Moure entró en la oficina y se encontró a su hermana hablando por teléfono.
—A ver, abuela, los milagros NO existen. ¿tú estás segura de que el hombre estaba muerto? No, nunca dudaría de ti… Abuela, te tengo que dejar, ha llegado Fran. Sí, de tu parte.
—¿Qué ha pasado?
— Algo de un hombre muerto en un pasillo. Creo que la abuela empieza a chochear, deberíamos empezar a mirar residencias. Algo bonito, con jardín.
— ¿Muerto? Estás segura de que dijo muerto.
— Sí. Un poco muerto, casi muerto…¿medio muerto?
— Decídete
— No, que se decida él. Si te mueres, te mueres y punto. No juega uno con los sentimientos de los demás.
— Lo sabía. ¿Hace cuánto que no entra un cadáver por esta puerta?—Dijo Moure apoyándose en el ataúd de exposición.
—Mmm no sé ¿un par de meses?
— ¿Y no te parece raro?—dijo a la vez que intentaba abrir el ataúd —. Estos ataúdes deberían estar ocupados por…
La tapa del ataúd se abrió de golpe y Moure saltó hacia los brazos de su hermana. Lía lo dejó caer al suelo, estaba acostumbrada a los ataques de pánico de su hermano mayor. Se acercó al ataúd en busca de respuestas y cuando se iba a asomar, un hombrecillo trajeado salió disparado como un resorte poniéndose en pié a su lado. Le daba a Lía por la cintura, era calvo y con la nariz puntiaguda, a primera vista recordaba a un pingüino. El hombrecillo se sacudió el polvo del traje y miró a los hermanos, que no daban crédito de lo que estaba ocurriendo.
—¡Por Fin! Menos mal que estabais aquí, muchísimas gracias, os lo agradezco de verdad, he olvidado la llave y no era capaz de salir. Me llamo Earl Encantado —dijo el hombrecillo ofreciéndole la mano a Lía.
— ¿Earl? Permíteme una pregunta —dijo Lía recuperando la compostura —¿Quién cojones eres? ¿Y qué coño hacías en nuestro ataúd?
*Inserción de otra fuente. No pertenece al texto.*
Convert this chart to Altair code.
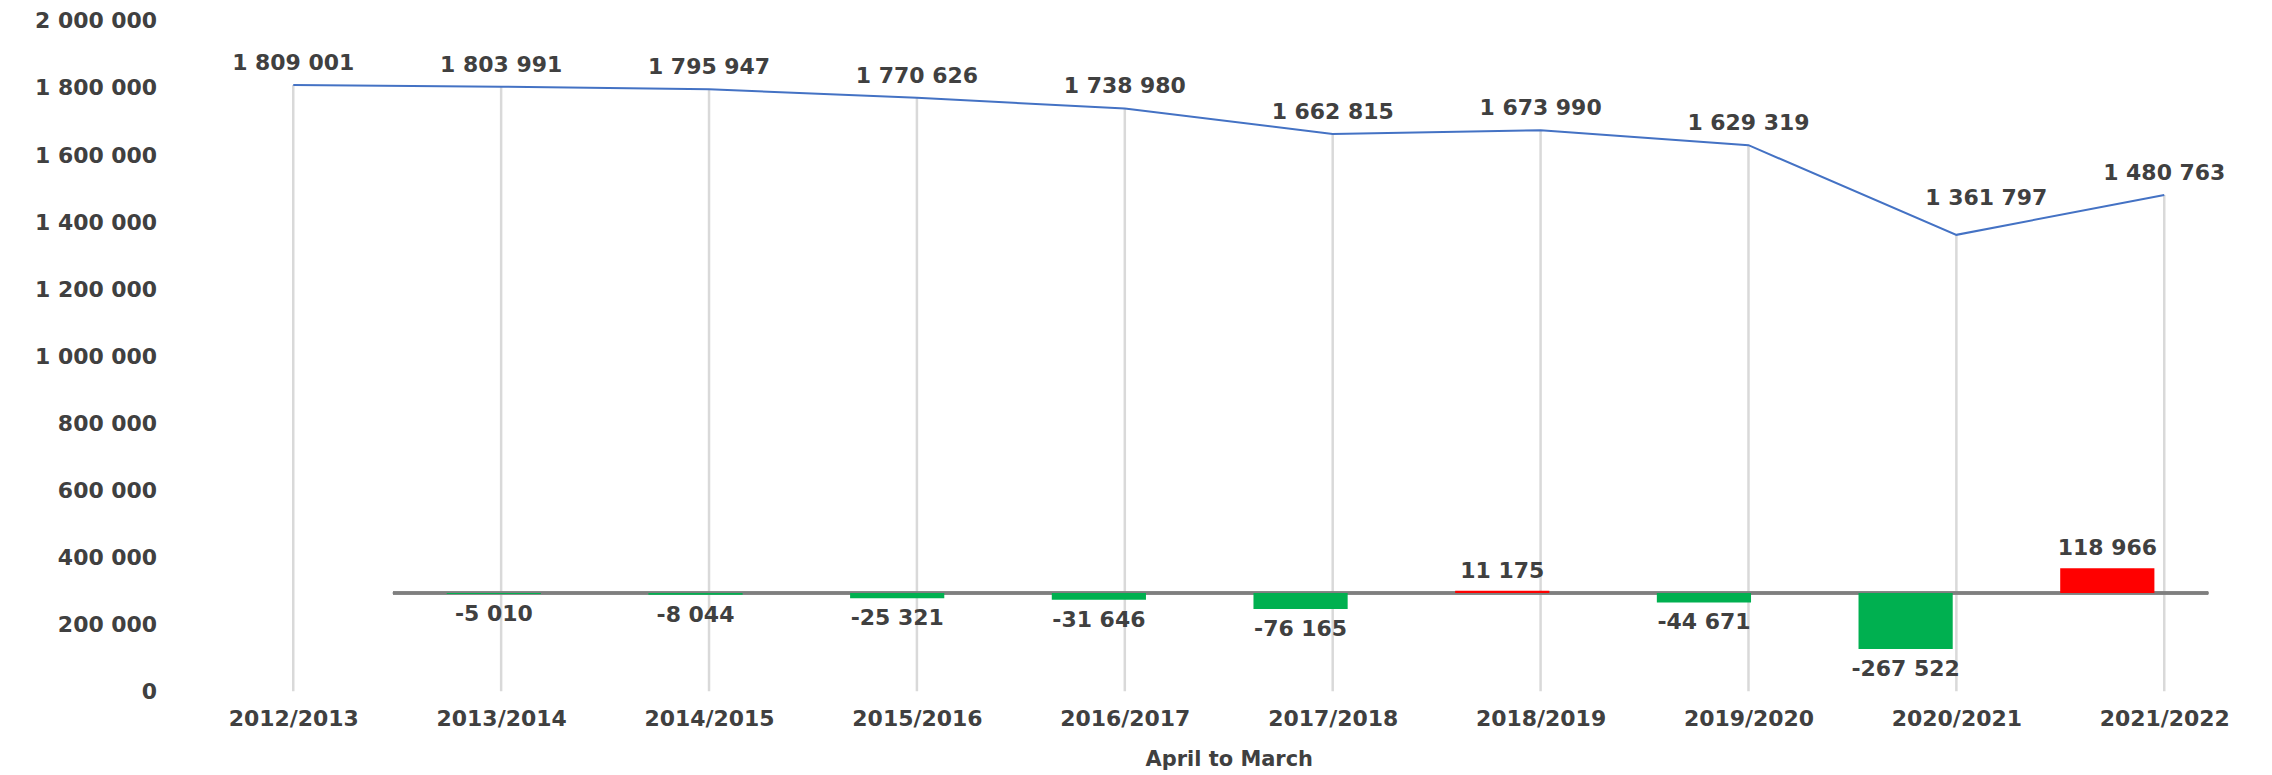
import altair as alt
import pandas as pd

years = ["2012/2013", "2013/2014", "2014/2015", "2015/2016", "2016/2017",
         "2017/2018", "2018/2019", "2019/2020", "2020/2021", "2021/2022"]
totals = [1809001, 1803991, 1795947, 1770626, 1738980,
          1662815, 1673990, 1629319, 1361797, 1480763]
change_years = years[1:]
changes = [-5010, -8044, -25321, -31646, -76165, 11175, -44671, -267522, 118966]

def fmt(v):
    return f"{v:,}".replace(",", " ")

df_line = pd.DataFrame({"year": years, "total": totals,
                        "label": [fmt(v) for v in totals]})
df_bar = pd.DataFrame({"yb": change_years, "change": changes,
                       "label": [fmt(v) for v in changes]})

FONT = "DejaVu Sans"
TXT = "#404040"
FS = 22

x_axis = alt.Axis(
    title="April to March", labelAngle=0, labelFont=FONT, labelFontSize=FS,
    labelFontWeight="bold", labelColor=TXT, labelPadding=17, domain=False,
    ticks=False, grid=False, titleFont=FONT, titleFontSize=21,
    titleFontWeight="bold", titleColor=TXT, titleX=1062, titleY=68,
    titleBaseline="middle",
)
y_axis = alt.Axis(
    title=None, values=list(range(0, 2000001, 200000)),
    labelExpr="replace(replace(format(datum.value, ','), ',', ' '), ',', ' ')",
    labelFont=FONT, labelFontSize=FS, labelFontWeight="bold", labelColor=TXT,
    labelPadding=13, domain=False, ticks=False, grid=False,
)
x_scale = alt.Scale(type="point", domain=years, range=[124, 2000], padding=0)
y_scale = alt.Scale(domain=[0, 2000000], nice=False)

def xl(axis=None):
    return alt.X("year:N", axis=axis, scale=x_scale)

def yl(axis=None):
    return alt.Y("total:Q", axis=axis, scale=y_scale)

base_line = alt.Chart(df_line)
drops = base_line.mark_rule(color="#D9D9D9", strokeWidth=2.5).encode(
    x=xl(x_axis), y=yl(y_axis), y2=alt.datum(0))
line = base_line.mark_line(color="#4472C4", strokeWidth=2).encode(x=xl(), y=yl())
line_text = base_line.mark_text(
    dy=-22, font=FONT, fontSize=FS, fontWeight="bold", color=TXT
).encode(x=xl(), y=yl(), text="label:N").transform_filter(
    alt.datum.year != "2020/2021")
line_text_special = base_line.mark_text(
    dx=30, dy=-37, font=FONT, fontSize=FS, fontWeight="bold", color=TXT
).encode(x=xl(), y=yl(), text="label:N").transform_filter(
    alt.datum.year == "2020/2021")

xb_scale = alt.Scale(type="band", domain=change_years, range=[224, 2044],
                     paddingInner=0.533, paddingOuter=0.2665)
yb_scale = alt.Scale(domain=[-470000, 2740000], nice=False, zero=False)

def xb():
    return alt.X("yb:N", axis=None, scale=xb_scale)

def yb():
    return alt.Y("change:Q", axis=None, scale=yb_scale)

base_bar = alt.Chart(df_bar)
baseline = base_bar.mark_rule(color="#7F7F7F", strokeWidth=2.5).encode(
    x=alt.value(224), x2=alt.value(2044),
    y=alt.YDatum(0, type="quantitative", scale=yb_scale, axis=None))
bars = base_bar.mark_bar().encode(
    x=xb(), y=yb(), y2=alt.datum(0),
    color=alt.condition(alt.datum.change > 0, alt.value("#FF0000"), alt.value("#00B050")))
bar_text_pos = base_bar.mark_text(
    dy=-20, font=FONT, fontSize=FS, fontWeight="bold", color=TXT
).encode(x=xb(), y=yb(), text="label:N").transform_filter(alt.datum.change > 0)
bar_text_neg = base_bar.mark_text(
    dy=20, font=FONT, fontSize=FS, fontWeight="bold", color=TXT
).encode(x=xb(), y=yb(), text="label:N").transform_filter(alt.datum.change < 0)

chart = alt.layer(
    drops, line, line_text, line_text_special,
    baseline, bars, bar_text_pos, bar_text_neg
).resolve_scale(
    x="independent", y="independent"
).properties(
    width=2090, height=672,
    autosize=alt.AutoSizeParams(type="none"),
    padding={"left": 162, "top": 12, "right": 10, "bottom": 82},
    background="white",
).configure_view(stroke=None)

chart.save("out.html", embed_options={"renderer": "svg", "actions": False})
—¡Oh! Disculpa mis modales, no era mi intención crear confusión. Te contestaré encantado pero antes debo apuntar que eso son dos preguntas —dijo Earl sacando un bastón y un sombrero de uno de sus bolsillos —. Verás, decir que eso es un ataúd no sería preciso porque… Discúlpame otra vez, no querría ser indiscreto pero, ¿se encuentra bien? —dijo Earl señalando a Moure que permanecía pálido y sin habla detrás de la mesa del despacho haciendo grandes esfuerzos por no desmayarse.
—Está bien. Está perfecto. Nuestra familia y las sorpresas no se llevan bien. Explícate, ¿cómo que no es un ataúd? —preguntó Lía examinándolo detenidamente.
— En apariencia lo es, al menos desde este lado del mundo, pero realmente es la puerta al otro lado, al Inframundo; bueno, una de ellas para ser exactos.
Lía entornó lo ojos y suspiró, no era la primera vez que se cruzaba con un creyente. Cerró el ataúd y comenzó a caminar hacia su hermano, pero Earl la paró a medio camino.
—El motivo de mi presencia aquí es la desaparición de una buena amiga. Puede que la hayáis visto, o tengáis alguna pista de su paradero —dijo Earl haciendo un gesto de agradecimiento con su sombrero.
—Claro, ahora todo tiene sentido… pues no sé, dime, ¿quién es tu amiga? ¿Un espíritu arrepentido? ¿una ninfa del bosque? —El cabreo de Lía aumentaba con cada palabra de Earl.
—La Muerte.
—¡Lo sabía!—gritó Moure justo antes de perder el conocimiento y golpearse la cabeza contra la esquina de la mesa.
Lía corrió hacia su hermano.
—Tranquila. No tienes de que preocuparte, está bien, no puede morir. Nadie puede.